Quantum computers face a stubborn practical problem: even after qubits are carefully calibrated, the control hardware—classical computers and microwave sources kept outside the refrigeration—drifts from its original settings due to heat and other random factors. Superconducting qubits, which Google and other companies rely on, are especially sensitive to these shifts in microwave pulse wavelengths and amplitudes. Today's systems are short-lived enough that drift is not yet a critical issue, but the algorithms researchers ultimately want to run will need hours or longer of continuous, stable operation.

Google's insight is elegant: error correction already continuously monitors the quantum hardware by measuring a subset of qubits to detect and characterize errors. Those same measurements reveal the fingerprints of calibration failures—the researchers note that "errors from imperfect calibrations produce detectable syndromes just like all other errors." Rather than trying to manually separate the two types of error, the team used reinforcement learning to probe the control space during the calculation itself. The system applies small, intentional perturbations to roughly 1,000 control parameters (or up to 40,000 in the larger test) and observes how each adjustment changes the pattern of detected errors. If calibration drift begins to cause problems, the system can then apply the corrections it has learned are effective—all without halting the computation.

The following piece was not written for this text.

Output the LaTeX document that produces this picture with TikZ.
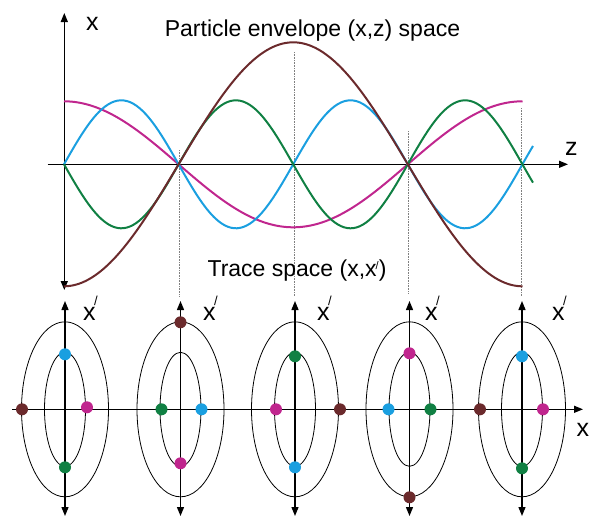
\documentclass[tikz,border=0pt]{standalone}
\usepackage{fontspec}
\setmainfont{Liberation Sans}
\usepackage{xcolor}
\usetikzlibrary{arrows.meta}

\definecolor{envbrown}{HTML}{6B2A2C}
\definecolor{trblue}{HTML}{1A9FE0}
\definecolor{trgreen}{HTML}{108043}
\definecolor{trmagenta}{HTML}{C0268E}

\newcommand{\bigslash}{\kern-1.5pt\raisebox{15pt}{\fontsize{13}{13}\selectfont /}}
\newcommand{\smallslash}{\kern-1pt\raisebox{7pt}{\fontsize{11}{11}\selectfont /}}

\begin{document}
\begin{tikzpicture}[x=1pt,y=-1pt,
  axis/.style={line width=1.3pt,-{Triangle[length=9pt,width=7pt]}},
  dblaxis/.style={line width=1.3pt,{Triangle[length=9pt,width=7pt]}-{Triangle[length=9pt,width=7pt]}},
  wave/.style={line width=2pt,samples=150,smooth},
  guide/.style={gray,densely dotted,line width=0.6pt},
  ring/.style={line width=0.8pt},
  lbl/.style={inner sep=0pt,anchor=base,font=\fontsize{23}{26}\selectfont},
  letter/.style={inner sep=0pt,anchor=base west,font=\fontsize{25}{28}\selectfont}]
  \useasboundingbox (0,0) rectangle (589,517);

  % envelope space
  \draw[guide] (179.5,150) -- (179.5,296);
  \draw[guide] (294,52) -- (294,296);
  \draw[guide] (408.5,131) -- (408.5,294);
  \draw[guide] (521.5,108) -- (521.5,296);
  \draw[dblaxis] (64.3,290) -- (64.3,13);
  \draw[axis] (47.7,164.3) -- (568,164.3);
  \draw[wave,trmagenta,domain=64:522.5] plot (\x,{164.3-63*cos(0.78534*(\x-64))});
  \draw[wave,trblue,domain=64:533] plot (\x,{164.3-64*sin(1.57068*(\x-64))});
  \draw[wave,trgreen,domain=64:533] plot (\x,{164.3+64*sin(1.57068*(\x-64))});
  \draw[wave,envbrown,domain=64:522.5] plot (\x,{164.3+122*cos(0.78534*(\x-64))});
  \node[letter] (xtop) at (86,30) {x};
  \node[letter] (ztop) at (565,155) {z};
  \node[lbl] (envtitle) at (312.5,36) {Particle envelope (x,z) space};
  \node[lbl] (trtitle) at (297,276.7) {Trace space (x,x\smallslash)};

  % trace space
  \draw[axis] (12,409.3) -- (583,409.3);
  \node[letter] (xbot) at (576.5,436) {x};
  \foreach \cx/\lx in {65/83,180.5/203,295/317,409.5/425,522/552}{
    \draw[dblaxis] (\cx,516) -- (\cx,301);
    \draw[ring] (\cx,409.3) ellipse [x radius=43.5,y radius=87.5];
    \draw[ring] (\cx,409.3) ellipse [x radius=20.5,y radius=57];
    \node[letter] at (\lx,320) {x\bigslash};
  }
  \foreach \cx/\bx/\by/\gx/\gy/\mx/\my/\rx/\ry in {
    65/0/-55/0/58/22/-2/-43/0,
    180.5/21/0/-19/0/0/54/0/-87,
    295/0/58/0/-53/-19/0/45/0,
    409.5/-21/0/21/0/0/-56/0/88,
    522/0/-53/0/59/21/0/-42/0}{
    \fill[trblue] (\cx+\bx,409.3+\by) circle (6);
    \fill[trgreen] (\cx+\gx,409.3+\gy) circle (6);
    \fill[trmagenta] (\cx+\mx,409.3+\my) circle (6);
    \fill[envbrown] (\cx+\rx,409.3+\ry) circle (6);
  }
\end{tikzpicture}
\end{document}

The trade-off is subtle: because the system must keep exploring different parameter settings to stay adaptive, it deliberately operates slightly away from optimal for brief moments. The key finding is that this short-term sub-optimality is outweighed by the prevention of larger errors caused by unaddressed drift. Simulations confirmed the trade-off worked, provided drift remained slow. This is not a fix for current quantum computers, which are too error-prone and short-lived for the technique to matter. But it demonstrates that a problem Google knows will become critical can be managed—an important step toward the reliable, long-running quantum systems the field needs.

FAQ

How much improvement did Google's method show in testing?
When the reinforcement learning system was active on two logical qubits, it led to a 20 percent increase in the ability to detect and correct errors, compared to operation without the system.
Why can't quantum computers just keep recalibrating the old way?
Currently, when hardware drifts out of calibration during a calculation, Google stops the entire computation to recalibrate. This is not an option partway through complicated algorithms like those needed for encryption-breaking, which is why continuous, real-time recalibration is necessary.
What is a limitation of this approach?
The method works only if drift keeps the system reasonably close to the state the system was trained in. If the system drifts significantly away from that state, the corrections that worked before may no longer be effective.